“Se immaginassimo un mondo in cui nelle autostrade le automobili fossero tutte smart car, avremmo la certezza di una guida decisamente più sicura”. L’ultima analisi di Panda Security sul futuro delle “auto intelligenti” parte da questo presupposto, spiegando che essendo in grado di comunicare tra loro le automobili saranno in grado di evitare scontri e percorrere strade alternative in caso di incidenti rilevati.
Senza contare che non passeranno mai con il semaforo rosso e che il vigile del futuro potrebbe fermare le auto da remoto e non più alzando il braccio.
Del resto, tra gli obiettivi dell’Internet of Things in questo ambito rientra sicuramente l’obiettivo di salvaguardare vite umane sulle strade e la National Highway Traffic Safety Administration degli Stati Uniti ha stimato che, solo negli Usa, la tecnologia potrà prevenire oltre mezzo milione di incidenti e oltre un milione di vittime ogni anno.
Tuttavia, la capacità di queste macchine di comunicare tra loro rappresenta un problema per gli esperti di sicurezza, in quanto le auto potrebbero diventare bersagli di cyber attacchi se qualcuno fosse in grado di intercettare le comunicazioni e riuscisse a localizzare le vetture.
Ci è già stato dimostrato dall’esperto di security Jonathan Petit, spiega Panda Security, che una semplice penna laser è in grado di confondere una smart car, facendole credere di avere un ostacolo sulla strada, quando in realtà nulla è presente.

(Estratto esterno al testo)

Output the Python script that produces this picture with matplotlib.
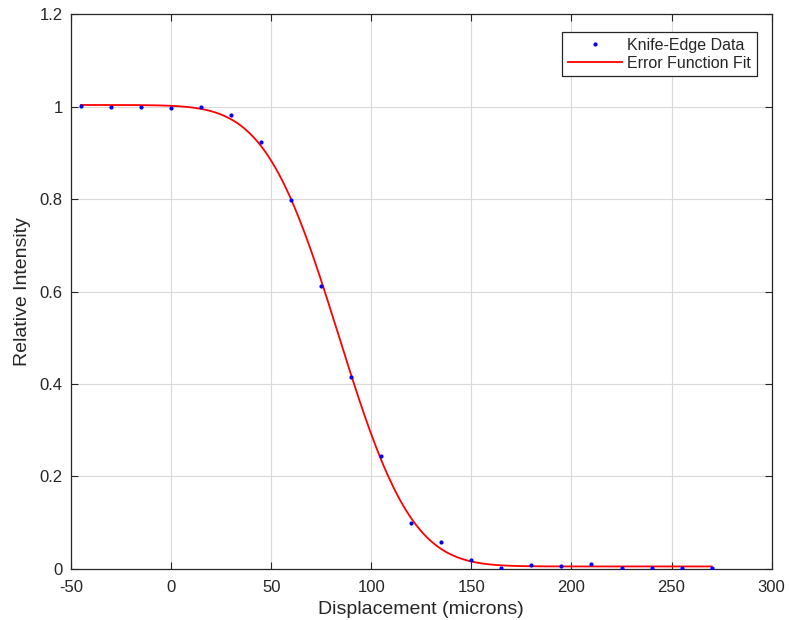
import math
import numpy as np
import matplotlib
matplotlib.use("Agg")
import matplotlib.pyplot as plt

displacement = [-45, -30, -15, 0, 15, 30, 45, 60, 75, 90, 105, 120, 135,
                150, 165, 180, 195, 210, 225, 240, 255, 270]
intensity = [1.001, 1.000, 1.000, 0.997, 1.000, 0.981, 0.923, 0.797, 0.613,
             0.416, 0.244, 0.099, 0.058, 0.019, 0.003, 0.009, 0.007, 0.010,
             0.002, 0.002, 0.002, 0.002]

x_ticks = [-50, 0, 50, 100, 150, 200, 250, 300]
y_ticks = [0, 0.2, 0.4, 0.6, 0.8, 1.0, 1.2]
y_tick_labels = ["0", "0.2", "0.4", "0.6", "0.8", "1", "1.2"]

xd = np.array(displacement, dtype=float)
yd = np.array(intensity, dtype=float)
erf = np.vectorize(math.erf)


def basis(x, c, w):
    return 0.5 * (1 - erf((x - c) / w))


# least-squares error-function fit: grid search on centre/width, linear amp/offset
best = None
for c in np.arange(70, 100, 0.25):
    for w in np.arange(25, 60, 0.25):
        g = basis(xd, c, w)
        A = np.column_stack([g, np.ones_like(g)])
        coef, *_ = np.linalg.lstsq(A, yd, rcond=None)
        r = np.sum((A @ coef - yd) ** 2)
        if best is None or r < best[0]:
            best = (r, c, w, coef)
_, c0, w0, (amp, off) = best
xf = np.linspace(xd.min(), xd.max(), 400)
yf = amp * basis(xf, c0, w0) + off

plt.rcParams['font.family'] = ['Liberation Sans', 'DejaVu Sans']
plt.rcParams['axes.unicode_minus'] = False
txt = '#262626'
fig = plt.figure(figsize=(7.89, 6.2), dpi=100)
ax = fig.add_axes([0.090, 0.0823, 0.888, 0.895])

ax.plot(xd, yd, '.', color='blue', markersize=4, label='Knife-Edge Data', zorder=3)
ax.plot(xf, yf, '-', color='red', linewidth=1.3, label='Error Function Fit', zorder=2)

ax.set_xlim(-50, 300)
ax.set_ylim(0, 1.2)
ax.set_xticks(x_ticks)
ax.set_yticks(y_ticks)
ax.set_yticklabels(y_tick_labels)
ax.grid(True, color='#d9d9d9', linewidth=0.8)
ax.set_axisbelow(True)
ax.tick_params(direction='in', top=True, right=True, length=5, width=0.8,
               labelsize=12, labelcolor=txt, colors='#262626')
ax.tick_params(axis='x', pad=8)
ax.tick_params(axis='y', pad=6)
for s in ax.spines.values():
    s.set_color('#262626')
    s.set_linewidth(0.9)
ax.set_xlabel('Displacement (microns)', fontsize=14, color=txt, labelpad=4)
ax.set_ylabel('Relative Intensity', fontsize=14, color=txt, labelpad=6)

leg = ax.legend(loc='upper right', bbox_to_anchor=(0.9786, 0.9676),
                fontsize=11.5, frameon=True, fancybox=False,
                edgecolor='#262626', framealpha=1, borderpad=0.35,
                handlelength=3.4, handletextpad=0.3, borderaxespad=0.0,
                labelspacing=0.2, markerscale=1.0)
leg.get_frame().set_linewidth(0.9)
for t in leg.get_texts():
    t.set_color(txt)

fig.savefig('out.png', dpi=100)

Oggi invece Petit ha illustrato ulteriori indagini sottolineando che, a differenzia delle smart car, le quali elaborano l’ambiente utilizzando il sensore LIDAR (Light Detection and Ranging) posto sul tetto, le connected car non vedono ciò che è intorno a loro, ma lo rilevano. Le informazioni inviate da un auto a un’altra sono poi crittografate. Non vengono inviati dati legati alla targa, ma ogni messaggio possiede una firma digitale per evitare false comunicazioni o incomprensioni che potrebbero provocare incidenti.
Petit ha effettuato alcuni test presso la University of Twente nei Paesi Bassi, posizionando due stazioni di intercettazione passiva dei dati e che transitano in un network, che costano poche centinaia di dollari, in punti diversi del campus.
Dopo due settimane, l’auto ha trasmesso oltre due milioni e mezzo di messaggi e le stazioni di sniffing ne hanno rilevati circa quarantamila, solo il 3% del totale.
Ma con questi dati e con le firme digitali, Petit è stato in grado di identificare i veicoli, stimare dove fossero all’interno del campus con una precisione pari al 78% e risalire al luogo esatto con il 40% di successo. L’esperimento di Petit è servito a dimostrate come governi o cyber criminali potrebbero utilizzare questo sistema su larga scala per monitorare tutte le automobili di una città. “I ladri potrebbero attendere che le auto della polizia siano impegnate in una determinata zona, per commettere un furto”, spiega Petit. Lo scienziato informatico sta collaborando da tempo con Ford, General Motors e altre case automobilistiche per sviluppare strategie di protezione delle connected car. “In pochi anni saremo in grado di beneficiare dei vantaggi di queste auto, con la garanzia di una completa sicurezza”.